Affects Version/s: Impala 2.11.0
Fix Version/s: None
Environment:I managed to investigate this issue only once so far, it was hanging in some of our Jenkins build jobs.
1) Runs a query in Impala shell that goes quickly to fetching state, where the fetching would take several minutes.
2) While the query is running, the script polls the Impala debug page to wait until the query gets to "FINISHED" state. This state means that the results are ready for fetching. (There is a 15 try threshold for the polling part.)
3) Once the query gets to "FINISHED" state a CTRL-C signal is sent to Impala shell to cancel the query.
4) Query output is fetched and verified.
My initial assumption on this issue was that the query somehow was stuck in step 2) while waiting for the desired query state (and the retry threshold wasn't applied somehow) but when I checked the Impala debug page, apparently the query had gone to completed from in-flight with having 2048 rows already fetched (see picture attached). Impala logs also show that the query had been cancelled.
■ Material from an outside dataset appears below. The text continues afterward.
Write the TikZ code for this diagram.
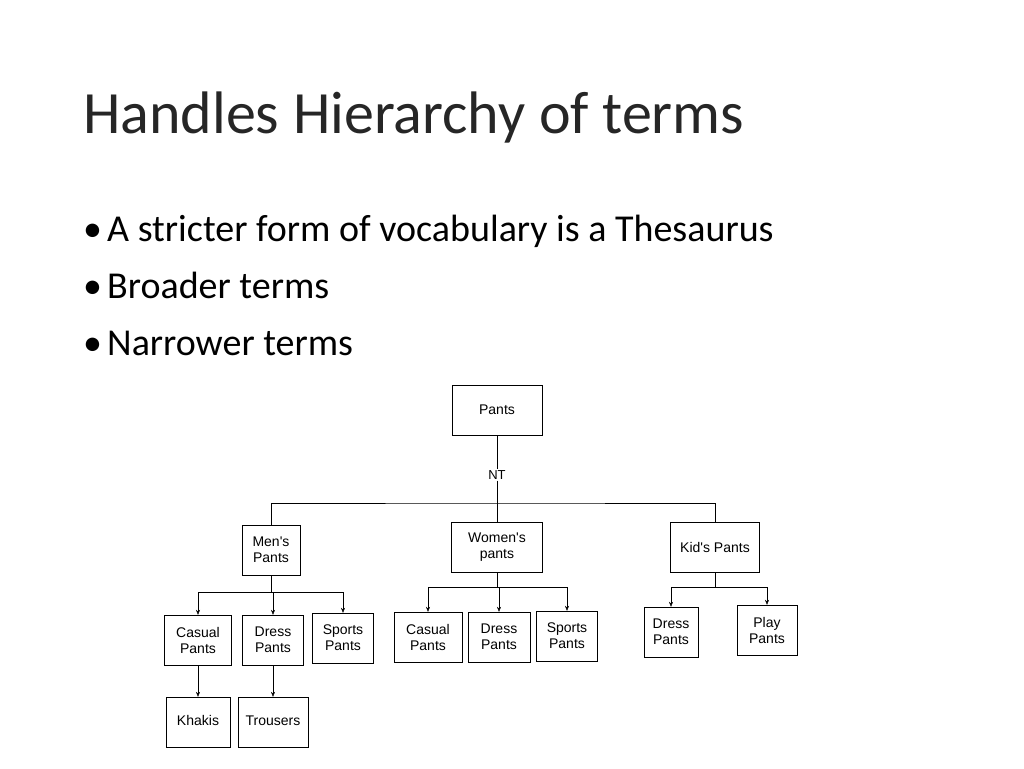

This means that the step 2) and even step 3) had finished properly and the query was cancelled during the fetching phase.
The interesting part is when I checked the running processes on the host, I observed a running impala-shell.py that is executing the query.
I attached a gdb to the running process but the backtrace didn't give anything meaningful.
- The query shows completed on Impala debug page with a few lines had already been fetched (as desired).
- Impala logs show that the query had been cancelled (as desired).
- An impala_shell.py is still showing up in 'ps -ef' that seems to run the query.
- According to 'top' there is no process that pikes in cpu usage.
As the debug page shows that the query is completed I assume that the 'waiting for state' and the actual cancellation of the query finished successfully so the execution should hang on step 4) where the results are retrieved from ImpalaShell.
The get_result() contains a shell_process.communicate() call that fetches the stdout and stderr from the underlying process. According to the python docs on this communicate() function it seems that it doesn't work well when the data size is big.
Taking into account that this query fetches and prints results for more than 30 mins we can consider the stdout of the ImpalaShell large.
"Note The data read is buffered in memory, so do not use this method if the data size is large or unlimited."
If this is indeed the root of the issue then the possible solution is to modify the util.py:ImpalaShell to judge based on an input parameter when calling Popen whether it connects to stdout wit Pipe or not connect to it at all. This would be suitable with this test as the stdout is not used at all, only the stderr is asserted on, so no need to get the stdout data as well from the ImpalaShell.